>> Begin

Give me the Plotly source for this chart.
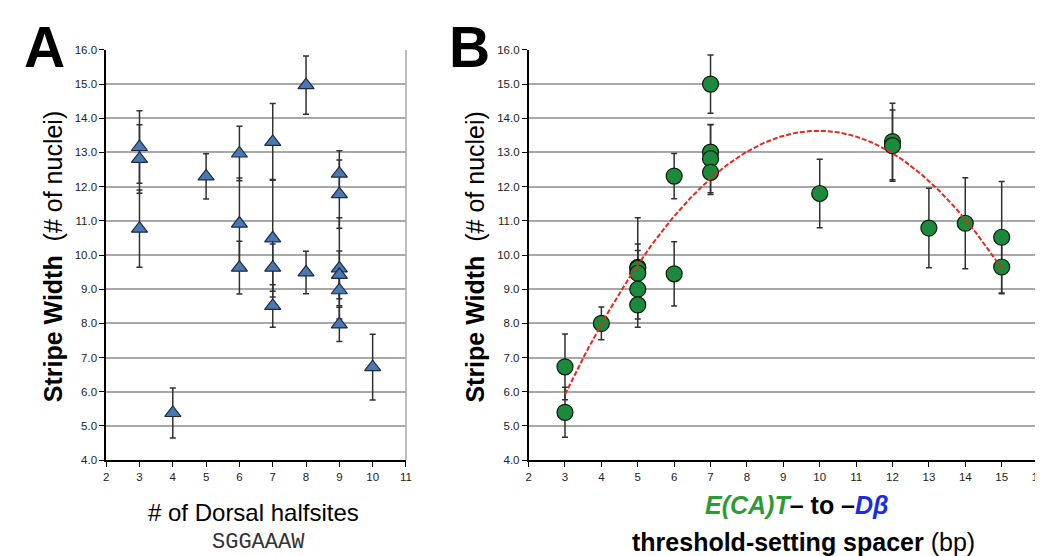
import numpy as np
import plotly.graph_objects as go

# ---------------- data ----------------
# Panel A: stripe width vs number of Dorsal halfsites
a_x = [3, 3, 3, 4, 5, 6, 6, 6, 7, 7, 7, 7, 8, 8, 9, 9, 9, 9, 9, 9, 10]
a_y = [13.16, 12.81, 10.77, 5.38, 12.30, 12.97, 10.92, 9.63, 13.31, 10.49, 9.63, 8.51,
       14.97, 9.49, 12.38, 11.78, 9.61, 9.42, 8.97, 7.97, 6.72]
a_err = [1.06, 1.00, 1.13, 0.73, 0.66, 0.80, 1.33, 0.77, 1.12, 1.72, 0.69, 0.62,
         0.85, 0.62, 0.67, 1.00, 1.48, 0.70, 0.45, 0.50, 0.96]

# Panel B: stripe width vs threshold-setting spacer (bp)
b_x = [3, 3, 4, 5, 5, 5, 5, 5, 6, 6, 7, 7, 7, 7, 10, 12, 12, 13, 14, 15, 15]
b_y = [6.73, 5.40, 8.00, 9.64, 9.61, 9.47, 9.00, 8.54, 12.31, 9.45, 15.00, 13.01, 12.82,
       12.42, 11.80, 13.32, 13.20, 10.79, 10.93, 10.52, 9.65]
b_err = [0.96, 0.73, 0.48, 0.68, 1.48, 0.66, 0.45, 0.65, 0.66, 0.94, 0.85, 0.80, 1.00,
         0.65, 1.00, 1.12, 1.04, 1.16, 1.33, 1.63, 0.78]

y_ticks = [4, 5, 6, 7, 8, 9, 10, 11, 12, 13, 14, 15, 16]
a_xticks = [2, 3, 4, 5, 6, 7, 8, 9, 10, 11]
b_xticks = list(range(2, 17))

# second-order polynomial trendline (least squares, like a spreadsheet trendline)
coef = np.polyfit(b_x, b_y, 2)
fit_x = np.linspace(min(b_x), max(b_x), 200)
fit_y = np.polyval(coef, fit_x)

# ---------------- layout helpers ----------------
W, H = 1043, 556
def px(x):
    return x / W
def py(y):
    return 1 - y / H

FONT = "Liberation Sans"
GRID = "#A8A8A8"

fig = go.Figure()

fig.add_trace(go.Scatter(
    x=a_x, y=a_y, mode="markers", xaxis="x", yaxis="y",
    marker=dict(symbol="triangle-up", size=14, color="#4A78B0",
                line=dict(color="#1C2A44", width=1.2)),
    error_y=dict(type="data", array=a_err, visible=True, color="#303030",
                 thickness=1.5, width=3),
    showlegend=False, hoverinfo="x+y"))

fig.add_trace(go.Scatter(
    x=b_x, y=b_y, mode="markers", xaxis="x2", yaxis="y2",
    marker=dict(symbol="circle", size=16, color="#1B8A3C",
                line=dict(color="#0A1A0A", width=1.2)),
    error_y=dict(type="data", array=b_err, visible=True, color="#303030",
                 thickness=1.5, width=3),
    showlegend=False, hoverinfo="x+y"))

fig.add_trace(go.Scatter(
    x=fit_x, y=fit_y, mode="lines", xaxis="x2", yaxis="y2",
    line=dict(color="#E8281E", width=2, dash="5px,2px"),
    showlegend=False, hoverinfo="skip"))

ydom = [py(456), py(36.7)]
axis_common = dict(showline=True, linecolor="black", linewidth=1.5, ticks="outside",
                   ticklen=5, tickcolor="black", tickwidth=1,
                   tickfont=dict(family=FONT, size=11.5, color="#222"), zeroline=False)

fig.update_layout(
    width=W, height=H, margin=dict(l=0, r=0, t=0, b=0),
    paper_bgcolor="white", plot_bgcolor="white",
    xaxis=dict(domain=[px(96), px(398.4)], range=[2, 11], tickvals=a_xticks,
               showgrid=False, anchor="y", **axis_common),
    yaxis=dict(domain=ydom, range=[4, 16], tickvals=y_ticks, tickformat=".1f",
               showgrid=True, gridcolor=GRID, gridwidth=1.5, anchor="x", **axis_common),
    xaxis2=dict(domain=[px(522.1), px(1036)], range=[2, 16], tickvals=b_xticks,
                showgrid=False, anchor="y2", **axis_common),
    yaxis2=dict(domain=ydom, range=[4, 16], tickvals=y_ticks, tickformat=".1f",
                showgrid=True, gridcolor=GRID, gridwidth=1.5, anchor="x2", **axis_common),
)

# right border of each plot area
for xr, yr in (("x domain", "y domain"), ("x2 domain", "y2 domain")):
    fig.add_shape(type="line", xref=xr, yref=yr, x0=1, x1=1, y0=0, y1=1,
                  line=dict(color=GRID, width=1.5), layer="below")

def ann(text, x, y, size, angle=0, family=FONT, color="black"):
    fig.add_annotation(text=text, x=px(x), y=py(y), xref="paper", yref="paper",
                       showarrow=False, textangle=angle, xanchor="center", yanchor="middle",
                       font=dict(family=family, size=size, color=color))

# panel letters
ann("<b>A</b>", 34, 34, 57)
ann("<b>B</b>", 462, 34, 57)

# y-axis titles
ytitle = "<b>Stripe Width</b>\u00a0\u00a0(# of nuclei)"
ann(ytitle, 42, 248, 25, angle=-90)
ann(ytitle, 468, 248, 25, angle=-90)

# x-axis titles
ann("# of Dorsal halfsites", 245, 510, 24)
ann("SGGAAAW", 250, 540, 22, family="Liberation Mono", color="#333")
ann("<b><i><span style='color:#2E9A35'>E(CA)T</span></i>\u2013 to \u2013"
    "<i><span style='color:#1A2BE0'>D\u03b2</span></i></b>", 793, 502, 25)
ann("<b>threshold-setting spacer</b> (bp)", 799, 540, 25)

fig.write_html("out.html")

>> End

#### [PROBLEM TO SOLVE]
Reproduce the data above word for word from its first line through the line that holds "import plotly.graph_objects as go", both ends included; skip pictures.

#### [THE COMPLETED TASK]
Give me the Plotly source for this chart.
import numpy as np
import plotly.graph_objects as go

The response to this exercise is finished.